Erwähnenswert ist noch, dass mir das Kameradisplay bei Dämmerung bzw. Dunkelheit einen Streich gespielt hat. Alle Fotos der Szene waren durchweg eine Blende zu dunkel belichtet. Das kann man in Lightroom natürlich leicht ausgleichen. Man handelt sich aber dabei unnötig mehr Bildrauschen ein. Dabei wäre bei Blende 5,6 und ISO 800 mit meiner Canon EOS 5D Mark III sicher noch Platz für eine größere Blende oder höhere ISO-Empfindlichkeit gewesen. Allerdings besteht auch die Gefahr, dass bei Dämmerlicht und weit offener Blende (hier maximal 4,0) das Model womöglich nicht scharf dargestellt wird, weil der Autofokus sich bei schwierigen Lichtverhältnissen ohnehin sehr schwer tut und der relative schmale Schärfebereich einer großen Blende womöglich vor bzw. hinter dem Model liegt. Um dem zu begegnen mache ich die Blende lieber ein bisschen zu und setze als Hilfslicht – wenn möglich – eine Minitaschenlampe ein.
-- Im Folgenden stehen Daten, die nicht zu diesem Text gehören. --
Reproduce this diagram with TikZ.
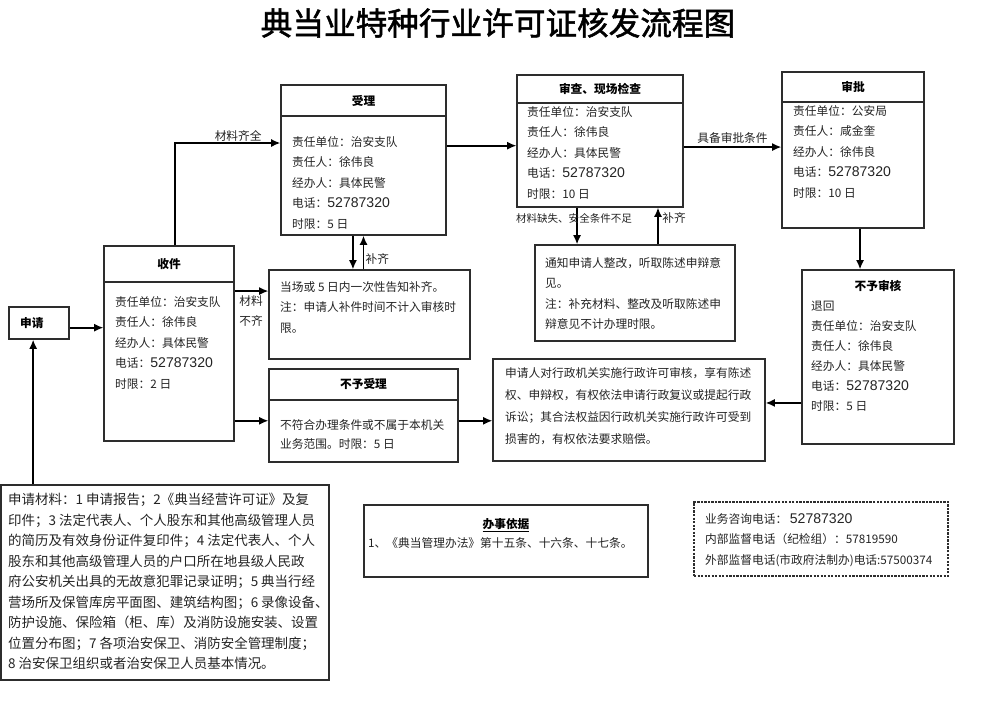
\documentclass[tikz,border=0pt]{standalone}
\usepackage{fontspec}
\setmainfont{Noto Sans CJK SC}
\newfontfamily\numfont{Liberation Sans}
\newfontfamily\titlefont{Noto Sans CJK SC}[FakeBold=1.6]
\usepackage{tikz}
\usetikzlibrary{arrows.meta, positioning, calc, fit}

\definecolor{linegray}{RGB}{45,45,45}
\definecolor{textgray}{RGB}{35,35,35}

\newcommand\telno[1]{{\numfont\fontsize{12}{12}\selectfont #1}}

\tikzset{
	box/.style={draw=linegray, line width=1pt, inner sep=0pt},
	hdtext/.style={inner sep=0pt, font=\bfseries\fontsize{10}{12}\selectfont},
	body/.style={anchor=north west, align=left, inner sep=0pt, text=textgray, font=\fontsize{10}{17.5}\selectfont},
	lbl/.style={inner sep=1pt, text=textgray, font=\fontsize{10}{12}\selectfont},
	arr/.style={draw=black, line width=1.5pt, -{Latex[length=8pt,width=7pt]}}
}

\begin{document}
\begin{tikzpicture}[x=0.03cm, y=-0.03cm]
	\useasboundingbox (0,0) rectangle (983,712);

	\node[font=\titlefont\fontsize{27}{27}\selectfont] (title) at (498,23) {典当业特种行业许可证核发流程图};

	% boxes
	\node[box, fit={(9,307) (69,339)}] (shenqing) {};
	\node[hdtext, anchor=west] (shenqing-hd) at (20,323) {申请};

	\node[box, fit={(104,246) (234,441)}] (shoujian) {};
	\node[box, fit={(104,246) (234,282)}] (shoujian-hd) {};
	\node[hdtext] at (shoujian-hd) {收件};
	\node[body] (shoujian-txt) at (115,296) {责任单位：治安支队\\责任人：徐伟良\\经办人：具体民警\\电话：\telno{52787320}\\时限：2 日};

	\node[box, fit={(281,85) (446,235)}] (shouli) {};
	\node[box, fit={(281,85) (446,116)}] (shouli-hd) {};
	\node[hdtext] at (shouli-hd) {受理};
	\node[body] (shouli-txt) at (292,136) {责任单位：治安支队\\责任人：徐伟良\\经办人：具体民警\\电话：\telno{52787320}\\时限：5 日};

	\node[box, fit={(517,75) (683,207)}] (shencha) {};
	\node[box, fit={(517,75) (683,103)}] (shencha-hd) {};
	\node[hdtext] at (shencha-hd) {审查、现场检查};
	\node[body] (shencha-txt) at (527,106) {责任单位：治安支队\\责任人：徐伟良\\经办人：具体民警\\电话：\telno{52787320}\\时限：10 日};

	\node[box, fit={(782,72) (924,228)}] (shenpi) {};
	\node[box, fit={(782,72) (924,102)}] (shenpi-hd) {};
	\node[hdtext] at (shenpi-hd) {审批};
	\node[body] (shenpi-txt) at (793,105) {责任单位：公安局\\责任人：咸金奎\\经办人：徐伟良\\电话：\telno{52787320}\\时限：10 日};

	\node[box, fit={(802,270) (954,444)}] (buyushenhe) {};
	\node[hdtext] (buyushenhe-hd) at (878,286) {不予审核};
	\node[body, font=\fontsize{10}{17}\selectfont] (buyushenhe-txt) at (811,301) {退回\\责任单位：治安支队\\责任人：徐伟良\\经办人：具体民警\\电话：\telno{52787320}\\时限：5 日};

	\node[box, fit={(269,270) (470,359)}] (dangchang) {};
	\node[body] (dangchang-txt) at (280,281) {当场或 5 日内一次性告知补齐。\\注：申请人补件时间不计入审核时\\限。};

	\node[box, fit={(269,369) (458,462)}] (buyushouli) {};
	\node[box, fit={(269,369) (458,400)}] (buyushouli-hd) {};
	\node[hdtext] at (buyushouli-hd) {不予受理};
	\node[body, font=\fontsize{10}{16.5}\selectfont] (buyushouli-txt) at (280,419) {不符合办理条件或不属于本机关\\业务范围。时限：5 日};

	\node[box, fit={(535,245) (735,341)}] (tongzhi) {};
	\node[body] (tongzhi-txt) at (545,257) {通知申请人整改，听取陈述申辩意\\见。\\注：补充材料、整改及听取陈述申\\辩意见不计办理时限。};

	\node[box, fit={(493,359) (765,461)}] (quanli) {};
	\node[body, font=\fontsize{10}{18.8}\selectfont] (quanli-txt) at (505,367) {申请人对行政机关实施行政许可审核，享有陈述\\权、申辩权，有权依法申请行政复议或提起行政\\诉讼；其合法权益因行政机关实施行政许可受到\\损害的，有权依法要求赔偿。};

	\node[box, fit={(1,485) (329,680)}] (cailiao) {};
	\node[body, font=\fontsize{11.5}{17.5}\selectfont] (cailiao-txt) at (8,493) {申请材料：1 申请报告；2《典当经营许可证》及复\\印件；3 法定代表人、个人股东和其他高级管理人员\\的简历及有效身份证件复印件；4 法定代表人、个人\\股东和其他高级管理人员的户口所在地县级人民政\\府公安机关出具的无故意犯罪记录证明；5 典当行经\\营场所及保管库房平面图、建筑结构图；6 录像设备、\\防护设施、保险箱（柜、库）及消防设施安装、设置\\位置分布图；7 各项治安保卫、消防安全管理制度；\\8 治安保卫组织或者治安保卫人员基本情况。};

	\node[box, fit={(364,505) (648,577)}] (yiju) {};
	\node[hdtext] (yiju-hd) at (506,525) {\underline{办事依据}};
	\node[lbl, anchor=west, inner sep=0pt] (yiju-txt) at (368,543) {1、《典当管理办法》第十五条、十六条、十七条。};

	\node[box, dash pattern=on 2pt off 1pt, fit={(694,502) (948,576)}] (dianhua) {};
	\node[body] (dianhua-txt) at (705,513) {业务咨询电话：\ \telno{52787320}\\内部监督电话（纪检组）：57819590\\外部监督电话(市政府法制办)电话:57500374};

	% arrows
	\draw[arr] ([yshift=-4pt]shenqing.east) -- ([yshift=-4pt]shenqing.east -| shoujian.west);
	\draw[arr] ([xshift=-5pt]shenqing.south |- cailiao.north) -- ([xshift=-5pt]shenqing.south);
	\draw[arr] ([xshift=5pt]shoujian.north) |- ([yshift=14.5pt]shouli.west)
		node[lbl, pos=0.8, above] (qiquan) {材料齐全};
	\draw[arr] ([yshift=20pt]dangchang.west -| shoujian.east) -- ([yshift=20pt]dangchang.west);
	\node[lbl, font=\fontsize{10}{17}\selectfont, align=center] (buqi) at (251,311) {材料\\不齐};
	\draw[arr] ([yshift=-4.5pt]buyushouli.west -| shoujian.east) -- ([yshift=-4.5pt]buyushouli.west);
	\draw[arr] ([yshift=-4.5pt]buyushouli.east) -- ([yshift=-4.5pt]buyushouli.east -| quanli.west);

	\draw[arr] ([xshift=-9pt]shouli.south) -- ([xshift=-9pt]shouli.south |- dangchang.north);
	\draw[arr] (shouli.south |- dangchang.north) -- (shouli.south)
		node[lbl, pos=0.3, right] (buqi-a) {补齐};
	\draw[arr] ([yshift=-4pt]shencha.west -| shouli.east) -- ([yshift=-4pt]shencha.west);
	\draw[arr] ([yshift=2.5pt]shenpi.west -| shencha.east) -- ([yshift=2.5pt]shenpi.west)
		node[lbl, midway, above=1pt] (tiaojian) {具备审批条件};

	\draw[arr] ([xshift=-19.6pt]shencha.south) -- ([xshift=-19.6pt]shencha.south |- tongzhi.north);
	\draw[arr] ([xshift=49.5pt]shencha.south |- tongzhi.north) -- ([xshift=49.5pt]shencha.south);
	\node[lbl, font=\fontsize{9}{11}\selectfont] (queshi) at (574,218) {材料缺失、安全条件不足};
	\node[lbl] (buqi-b) at (674,218) {补齐};

	\draw[arr] ([xshift=6pt]shenpi.south) -- ([xshift=6pt]shenpi.south |- buyushenhe.north);
	\draw[arr] ([yshift=6pt]quanli.east -| buyushenhe.west) -- ([yshift=6pt]quanli.east);
\end{tikzpicture}
\end{document}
Das erhöht die Trefferquote. Eine hohe ISO-Empfindlichkeit hinterlässt bei mir immer ein ungutes Gefühl, selbst mit einer 5D Mark III (ab ISO 1600): Was ist besser? Schwache Bildsignale direkt in der Kamera elektronisch zu verstärken und sich damit erhöhtes Luminanz- und Farbrauschen einzufangen oder mit gemäßigten ISO-Werten zu fotografieren und die Belichtungskorrektur in die Hände einer professionellen Entwicklungssoftware wie Adobe Photoshop Lightroom/Camera Raw zu geben? Hauptsache es saufen keine Schatten in den bildwichtigen Teilen ab.
Zum Schluss noch eins: Da bei Sonnenuntergang das Sonnenlicht tendenziell wärmer erscheint, habe ich vor den Blitz des Hauptlichts noch einen Orangefilter (1/2 CTO Gel) gemacht, um die Lichttemperatur des Blitzes etwas anzugleichen.